Example: Jane Jones has $400,000 worth of securities. Her basis is $100,000. If Jane dies as sole owner and leaves her portfolio to her daughter, Alice, in her will, Alice will inherit the securities with a stepped-up basis. After Jane’s death, Alice can sell the inherited securities and owe no capital gains tax on all the appreciation. (Note that this appreciation may be subject to estate tax.) Now suppose that Jane has named Alice as co-owner of the account. That basis step-up will not be lost. If two co-owners are not married to each other, the estate of the first owner to die will include a share of the property based on the portion of the original purchase price furnished by the decedent.
In our example, Jane had acquired all the securities before adding Alice to the account as a joint owner. Thus, 100% of the securities will be included in Jane’s estate and Alice will inherit with a full basis step-up to market value even though she had been named co-owner of the account.
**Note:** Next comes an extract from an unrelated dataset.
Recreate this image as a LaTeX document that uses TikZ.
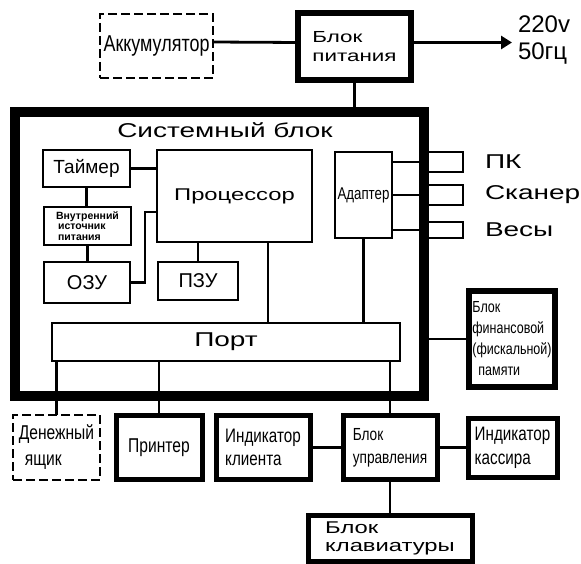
\documentclass[tikz,border=0pt]{standalone}
\usepackage{fontspec}
\setmainfont{Liberation Sans}
\newfontfamily\widefamily[FakeStretch=1.4]{Liberation Sans}
\newfontfamily\narrowfamily[FakeStretch=0.78]{Liberation Sans}
\newcommand{\fwide}[2]{\widefamily\fontsize{#1}{#2}\selectfont}
\newcommand{\fnarrow}[2]{\narrowfamily\fontsize{#1}{#2}\selectfont}
\newcommand{\fplain}[2]{\fontsize{#1}{#2}\selectfont}
\usetikzlibrary{arrows.meta, positioning}

\begin{document}
\begin{tikzpicture}[
    x=1pt, y=-1pt,
    >={Triangle[length=11pt, width=13pt]},
    % --- block styles ---
    thinbox/.style={
        draw=black, line width=2.2pt, inner sep=0pt, outer sep=0pt,
        align=center},
    heavybox/.style={
        draw=black, line width=5pt, inner sep=0pt, outer sep=0pt,
        align=left},
    dashbox/.style={
        draw=black, line width=2.6pt, dash pattern=on 9pt off 4pt,
        inner sep=0pt, outer sep=0pt, align=left},
    stubbox/.style={
        draw=black, line width=2.6pt, inner sep=0pt, outer sep=0pt,
        minimum width=39pt},
    lbl/.style={inner sep=0pt, outer sep=0pt, align=left},
    wire/.style={line width=2.8pt},
]
\useasboundingbox (0,0) rectangle (581,564);

% ===== POWER (top) =====
\node[dashbox, minimum width=113pt, minimum height=64pt,
      font=\fnarrow{23}{26}] (acc) at (156.5,46) {Аккумулятор};
\node[heavybox, line width=6pt, minimum width=113pt, minimum height=67pt,
      font=\fwide{16}{19}] (psu) at (354.5,46.5) {Блок\\питания};
\node[lbl, anchor=west, font=\fplain{24}{27}] (mains) at (518,40) {220v\\50гц};

% ===== SYSTEM BLOCK =====
\node[draw=black, line width=10pt, inner sep=0pt, outer sep=0pt,
      minimum width=409pt, minimum height=284pt] (sys) at (219.5,254) {};
\node[lbl, font=\fwide{20}{22}] (systitle) at (225,130) {Системный блок};

\node[thinbox, minimum width=87pt, minimum height=37pt,
      font=\fplain{19}{21}] (tmr) at (86.5,168.5) {Таймер};
\node[thinbox, minimum width=155pt, minimum height=92pt,
      font=\fwide{17}{19}] (proc) at (234.5,196) {Процессор};
\node[thinbox, minimum width=87pt, minimum height=38pt, align=left,
      font=\fplain{10.5}{10.5}\bfseries] (pwr) at (87.5,226)
      {Внутренний\\\hspace*{2pt}источник\\\hspace*{2pt}питания};
\node[thinbox, minimum width=86pt, minimum height=41pt,
      font=\fplain{20}{22}] (ram) at (87,282.5) {ОЗУ};
\node[thinbox, minimum width=80pt, minimum height=38pt,
      font=\fplain{20}{22}] (rom) at (198,281) {ПЗУ};
\node[thinbox, minimum width=57pt, minimum height=86pt,
      font=\fnarrow{17}{19}] (adp) at (363.5,195) {Адаптер};
\node[thinbox, line width=2.5pt, minimum width=348pt, minimum height=38pt,
      font=\fwide{20}{22}] (port) at (226,342) {Порт};

% ===== EXTERNAL PORTS (right) =====
\node[stubbox, minimum height=20pt] (pk) at (443.5,162) {};
\node[stubbox, minimum height=20pt] (scn) at (443.5,195) {};
\node[stubbox, minimum height=16pt] (scl) at (443.5,230) {};
\node[lbl, right=22pt of pk, font=\fwide{20}{22}] (pklbl) {ПК};
\node[lbl, right=22pt of scn, font=\fwide{20}{22}] (scnlbl) {Сканер};
\node[lbl, right=22pt of scl, font=\fwide{20}{22}] (scllbl) {Весы};

\node[heavybox, line width=6pt, minimum width=86pt, minimum height=96pt,
      font=\fnarrow{16}{21}] (fin) at (512,339)
      {Блок\\финансовой\\(фискальной)\\\hspace*{6pt}памяти};

% ===== PERIPHERALS (bottom) =====
\node[dashbox, minimum width=87pt, minimum height=65pt,
      font=\fnarrow{20}{26}] (cash) at (56.5,447.5)
      {Денежный\\\hspace*{6pt}ящик};
\node[heavybox, minimum width=86pt, minimum height=64pt,
      font=\fnarrow{20}{22}, right=16pt of cash] (prn) {Принтер};
\node[heavybox, minimum width=94pt, minimum height=64pt,
      font=\fnarrow{19.5}{23}, right=14pt of prn] (cind) {Индикатор\\клиента};
\node[heavybox, minimum width=94pt, minimum height=64pt,
      font=\fnarrow{17.5}{23}, right=33pt of cind] (ctl) {Блок\\управления};
\node[heavybox, minimum width=89pt, minimum height=59pt,
      font=\fnarrow{19.5}{24}, right=31pt of ctl] (kind) {Индикатор\\кассира};
\node[heavybox, minimum width=164pt, minimum height=46pt,
      font=\fwide{17}{18}, below=36pt of ctl] (kbd) {Блок\\клавиатуры};

% ===== WIRES — power =====
\draw[wire] ([yshift=4pt]acc.east) -- ([yshift=4pt]psu.west);
\draw[wire, ->, shorten >=6pt] ([yshift=4pt]psu.east) -- ([yshift=4pt]psu.east -| mains.west);
\draw[wire] (psu.south) -- (psu.south |- sys.north);

% ===== WIRES — inside system block =====
\draw[wire] (tmr.east) -- (tmr.east -| proc.west);
\draw[wire] (tmr.south) -- (tmr.south |- pwr.north);
\draw[wire] (pwr.south) -- (pwr.south |- ram.north);
\draw[wire] (ram.east) -- ++(15,0) |- ([yshift=-16pt]proc.west);
\draw[wire] (rom.north) -- (rom.north |- proc.south);
\draw[wire] ([xshift=33.5pt]proc.south) -- ([xshift=33.5pt]proc.south |- port.north);
\draw[wire] (adp.south) -- (adp.south |- port.north);
\foreach \s in {pk,scn,scl}{
    \draw[wire] (\s.west -| adp.east) -- (\s.west);
}

% ===== WIRES — peripherals =====
\draw[wire] (fin.west) -- (fin.west -| sys.east);
\foreach \p in {cash,prn,ctl}{
    \draw[wire] (\p.north) -- (\p.north |- port.south);
}
\draw[wire] (cind) -- (ctl);
\draw[wire] (ctl) -- (kind);
\draw[wire] (ctl) -- (kbd);

\end{tikzpicture}
\end{document}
Spousal treatment: What if, in the above example, Jane had instead named her husband, Dan, joint owner of her brokerage account? At Jane’s death, all of the assets in the account would have gone to Dan, but he would have received only half of a basis step-up.
Example: Assume Jane dies when the securities are worth $400,000. Only Jane’s half of the account ($200,000) gets a basis step-up.
Therefore, Dan’s basis in the inherited assets would be $200,000 (a basis step-up for Jane’s half) plus $50,000 (Dan’s half of the original $100,000 basis).
Exceptions: Generally, in community property states, such as California, Nevada, and Texas, Dan would get a full basis step-up. Also, joint tenancies created before 1977 by Jane get a full step-up for Dan.
Strategy: Learn the laws of your state. Assuming the basis step-up will be 50%, not 100%, it might make sense to hold highly appreciated assets in one name so the surviving spouse can inherit with a full step-up.
Gift Tax Trouble
Using joint ownership can lead to a gift-tax trap.
Example: Jane Jones has named her daughter, Alice, co-owner of her brokerage account, as above. Alice then withdraws cash or securities from this joint account.
Such a withdrawal may be treated as a taxable gift. If so, gift-tax returns may have to be filed and gift tax might have to be paid.
Acceptable: Alice can withdraw assets to pay for her mother’s expenses. That won’t trigger tax consequences.
Not acceptable: If Alice uses the withdrawn assets for any other purpose (besides Jane’s expenses), the withdrawal will be treated as a gift from Jane to Alice.
If such gifts this year top $12,000, a gift tax return will have to be filed. Once Jane has made a total of $1 million worth of taxable gifts to Alice and other recipients, gift tax will have to be paid if additional gifts are made.
Strategy: If the co-owner named to someone else’s account withdraws assets, document the fact that the assets were used on behalf of the original owner. A diary and cancelled checks can serve as proof.